**Given task**
All lines from the beginning of the listing through the line with "[90.4,76.7],[108,76.7]];" are to be copied word for word; the pictures are not.

# # # # # # #

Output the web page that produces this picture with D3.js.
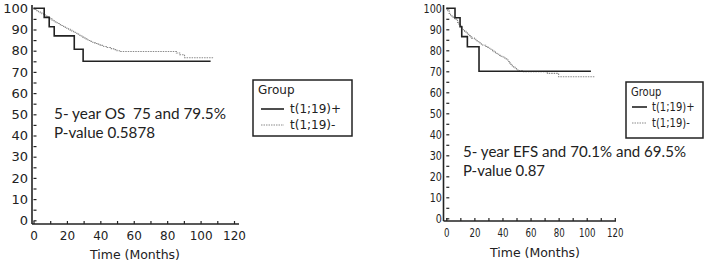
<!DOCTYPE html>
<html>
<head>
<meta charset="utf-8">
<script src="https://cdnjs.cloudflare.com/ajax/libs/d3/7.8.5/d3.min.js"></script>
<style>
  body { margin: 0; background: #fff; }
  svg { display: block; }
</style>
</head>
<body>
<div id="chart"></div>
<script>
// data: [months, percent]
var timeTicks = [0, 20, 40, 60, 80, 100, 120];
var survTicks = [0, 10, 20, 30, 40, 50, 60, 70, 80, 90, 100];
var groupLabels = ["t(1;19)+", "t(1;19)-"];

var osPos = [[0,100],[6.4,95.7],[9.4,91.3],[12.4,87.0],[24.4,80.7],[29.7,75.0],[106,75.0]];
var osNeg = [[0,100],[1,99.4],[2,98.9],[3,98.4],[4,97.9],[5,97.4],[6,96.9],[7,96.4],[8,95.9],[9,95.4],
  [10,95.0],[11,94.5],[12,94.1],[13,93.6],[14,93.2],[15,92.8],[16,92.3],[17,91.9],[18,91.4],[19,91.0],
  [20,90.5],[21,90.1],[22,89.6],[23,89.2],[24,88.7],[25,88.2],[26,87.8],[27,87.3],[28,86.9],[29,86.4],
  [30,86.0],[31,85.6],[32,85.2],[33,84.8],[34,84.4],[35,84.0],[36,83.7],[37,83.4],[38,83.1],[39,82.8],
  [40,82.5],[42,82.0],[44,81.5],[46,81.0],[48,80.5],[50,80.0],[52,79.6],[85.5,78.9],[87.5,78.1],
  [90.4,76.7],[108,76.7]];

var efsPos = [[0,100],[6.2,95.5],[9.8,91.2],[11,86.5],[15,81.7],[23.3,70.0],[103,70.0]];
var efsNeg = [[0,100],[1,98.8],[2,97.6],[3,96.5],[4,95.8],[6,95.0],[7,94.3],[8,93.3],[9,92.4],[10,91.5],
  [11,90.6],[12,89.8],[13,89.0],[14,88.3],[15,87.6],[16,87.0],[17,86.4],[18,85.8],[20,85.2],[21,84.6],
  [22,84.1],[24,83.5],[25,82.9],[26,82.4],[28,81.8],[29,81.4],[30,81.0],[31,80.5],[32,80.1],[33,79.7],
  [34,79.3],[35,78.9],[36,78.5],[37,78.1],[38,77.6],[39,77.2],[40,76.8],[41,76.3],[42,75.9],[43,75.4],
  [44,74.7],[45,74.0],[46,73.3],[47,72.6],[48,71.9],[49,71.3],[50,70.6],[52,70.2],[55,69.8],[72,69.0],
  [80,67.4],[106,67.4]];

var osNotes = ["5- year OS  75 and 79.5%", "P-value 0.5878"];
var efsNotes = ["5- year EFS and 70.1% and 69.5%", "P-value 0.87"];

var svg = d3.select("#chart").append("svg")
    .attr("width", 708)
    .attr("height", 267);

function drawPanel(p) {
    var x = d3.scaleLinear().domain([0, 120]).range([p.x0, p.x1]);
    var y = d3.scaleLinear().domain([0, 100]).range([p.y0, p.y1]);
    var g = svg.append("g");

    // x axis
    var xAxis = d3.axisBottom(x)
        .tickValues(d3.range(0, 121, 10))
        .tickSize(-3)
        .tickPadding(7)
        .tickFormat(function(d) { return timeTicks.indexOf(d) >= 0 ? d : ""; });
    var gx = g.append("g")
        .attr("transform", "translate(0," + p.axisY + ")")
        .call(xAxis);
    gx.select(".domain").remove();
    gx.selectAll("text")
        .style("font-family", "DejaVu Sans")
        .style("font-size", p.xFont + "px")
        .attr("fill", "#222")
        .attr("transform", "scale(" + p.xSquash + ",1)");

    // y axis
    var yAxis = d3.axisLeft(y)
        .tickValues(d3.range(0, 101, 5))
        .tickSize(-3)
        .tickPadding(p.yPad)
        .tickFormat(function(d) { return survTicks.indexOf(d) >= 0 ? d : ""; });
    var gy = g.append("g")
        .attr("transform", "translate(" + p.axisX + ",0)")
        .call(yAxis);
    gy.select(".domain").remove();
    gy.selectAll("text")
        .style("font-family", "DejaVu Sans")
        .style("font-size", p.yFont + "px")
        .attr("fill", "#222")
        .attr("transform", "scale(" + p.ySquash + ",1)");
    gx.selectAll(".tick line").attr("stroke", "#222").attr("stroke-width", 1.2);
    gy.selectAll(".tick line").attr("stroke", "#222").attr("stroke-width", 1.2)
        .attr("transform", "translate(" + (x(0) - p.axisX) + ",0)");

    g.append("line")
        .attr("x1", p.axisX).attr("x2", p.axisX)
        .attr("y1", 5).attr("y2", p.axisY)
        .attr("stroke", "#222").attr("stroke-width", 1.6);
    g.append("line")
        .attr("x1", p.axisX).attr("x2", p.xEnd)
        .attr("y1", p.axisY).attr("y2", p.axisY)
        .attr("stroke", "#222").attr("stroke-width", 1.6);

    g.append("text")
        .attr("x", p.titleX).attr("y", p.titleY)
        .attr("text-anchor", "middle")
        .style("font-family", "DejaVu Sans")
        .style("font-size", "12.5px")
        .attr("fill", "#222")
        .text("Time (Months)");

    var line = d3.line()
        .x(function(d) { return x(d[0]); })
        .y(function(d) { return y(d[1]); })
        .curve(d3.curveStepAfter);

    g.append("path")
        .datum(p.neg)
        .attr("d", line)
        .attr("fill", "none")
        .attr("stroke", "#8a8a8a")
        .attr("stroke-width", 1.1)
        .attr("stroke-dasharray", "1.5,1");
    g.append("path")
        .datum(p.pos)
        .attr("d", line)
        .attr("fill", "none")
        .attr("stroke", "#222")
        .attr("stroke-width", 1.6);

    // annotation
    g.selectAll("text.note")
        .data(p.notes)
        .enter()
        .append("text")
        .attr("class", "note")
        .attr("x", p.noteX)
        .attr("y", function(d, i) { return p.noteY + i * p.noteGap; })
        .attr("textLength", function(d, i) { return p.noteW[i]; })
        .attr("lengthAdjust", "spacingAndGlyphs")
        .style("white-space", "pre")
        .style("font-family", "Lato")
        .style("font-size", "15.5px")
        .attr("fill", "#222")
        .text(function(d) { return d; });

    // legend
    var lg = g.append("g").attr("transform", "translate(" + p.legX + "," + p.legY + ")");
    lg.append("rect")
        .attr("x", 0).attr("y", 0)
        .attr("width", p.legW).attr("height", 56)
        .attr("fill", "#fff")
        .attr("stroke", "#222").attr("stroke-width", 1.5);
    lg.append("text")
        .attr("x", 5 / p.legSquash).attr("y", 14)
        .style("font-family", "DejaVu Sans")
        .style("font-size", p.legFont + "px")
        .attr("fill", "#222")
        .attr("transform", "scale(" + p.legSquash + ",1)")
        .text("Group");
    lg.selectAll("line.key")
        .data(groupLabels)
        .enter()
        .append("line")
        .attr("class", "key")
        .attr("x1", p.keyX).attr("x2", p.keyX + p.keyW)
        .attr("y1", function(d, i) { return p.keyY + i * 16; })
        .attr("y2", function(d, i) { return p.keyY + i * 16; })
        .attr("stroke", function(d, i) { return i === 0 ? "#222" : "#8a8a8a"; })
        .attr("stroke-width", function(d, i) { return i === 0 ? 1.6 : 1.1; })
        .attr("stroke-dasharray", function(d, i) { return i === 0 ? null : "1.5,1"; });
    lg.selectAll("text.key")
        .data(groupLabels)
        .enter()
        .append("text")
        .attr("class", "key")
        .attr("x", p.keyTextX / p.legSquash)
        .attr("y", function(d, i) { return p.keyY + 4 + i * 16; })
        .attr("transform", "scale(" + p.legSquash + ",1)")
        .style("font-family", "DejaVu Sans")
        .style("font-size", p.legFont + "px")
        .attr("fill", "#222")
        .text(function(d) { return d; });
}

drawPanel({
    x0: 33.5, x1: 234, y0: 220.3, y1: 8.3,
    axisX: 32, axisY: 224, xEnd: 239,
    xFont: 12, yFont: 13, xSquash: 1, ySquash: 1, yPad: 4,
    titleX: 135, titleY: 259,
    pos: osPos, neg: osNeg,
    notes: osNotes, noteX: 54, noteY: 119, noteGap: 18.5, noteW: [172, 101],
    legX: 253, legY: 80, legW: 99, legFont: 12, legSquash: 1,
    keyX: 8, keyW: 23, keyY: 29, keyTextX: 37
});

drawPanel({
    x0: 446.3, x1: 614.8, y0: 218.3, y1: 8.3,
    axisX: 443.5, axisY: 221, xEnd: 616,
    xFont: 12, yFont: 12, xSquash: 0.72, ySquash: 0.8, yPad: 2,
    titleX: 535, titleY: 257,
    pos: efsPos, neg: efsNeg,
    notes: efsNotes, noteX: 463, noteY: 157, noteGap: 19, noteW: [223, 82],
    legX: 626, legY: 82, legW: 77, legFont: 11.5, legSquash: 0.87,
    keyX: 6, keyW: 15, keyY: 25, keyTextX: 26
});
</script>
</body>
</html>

# # # # # # #

**Response to this task**
Output the web page that produces this picture with D3.js.
<!DOCTYPE html>
<html>
<head>
<meta charset="utf-8">
<script src="https://cdnjs.cloudflare.com/ajax/libs/d3/7.8.5/d3.min.js"></script>
<style>
  body { margin: 0; background: #fff; }
  svg { display: block; }
</style>
</head>
<body>
<div id="chart"></div>
<script>
// data: [months, percent]
var timeTicks = [0, 20, 40, 60, 80, 100, 120];
var survTicks = [0, 10, 20, 30, 40, 50, 60, 70, 80, 90, 100];
var groupLabels = ["t(1;19)+", "t(1;19)-"];

var osPos = [[0,100],[6.4,95.7],[9.4,91.3],[12.4,87.0],[24.4,80.7],[29.7,75.0],[106,75.0]];
var osNeg = [[0,100],[1,99.4],[2,98.9],[3,98.4],[4,97.9],[5,97.4],[6,96.9],[7,96.4],[8,95.9],[9,95.4],
  [10,95.0],[11,94.5],[12,94.1],[13,93.6],[14,93.2],[15,92.8],[16,92.3],[17,91.9],[18,91.4],[19,91.0],
  [20,90.5],[21,90.1],[22,89.6],[23,89.2],[24,88.7],[25,88.2],[26,87.8],[27,87.3],[28,86.9],[29,86.4],
  [30,86.0],[31,85.6],[32,85.2],[33,84.8],[34,84.4],[35,84.0],[36,83.7],[37,83.4],[38,83.1],[39,82.8],
  [40,82.5],[42,82.0],[44,81.5],[46,81.0],[48,80.5],[50,80.0],[52,79.6],[85.5,78.9],[87.5,78.1],
  [90.4,76.7],[108,76.7]];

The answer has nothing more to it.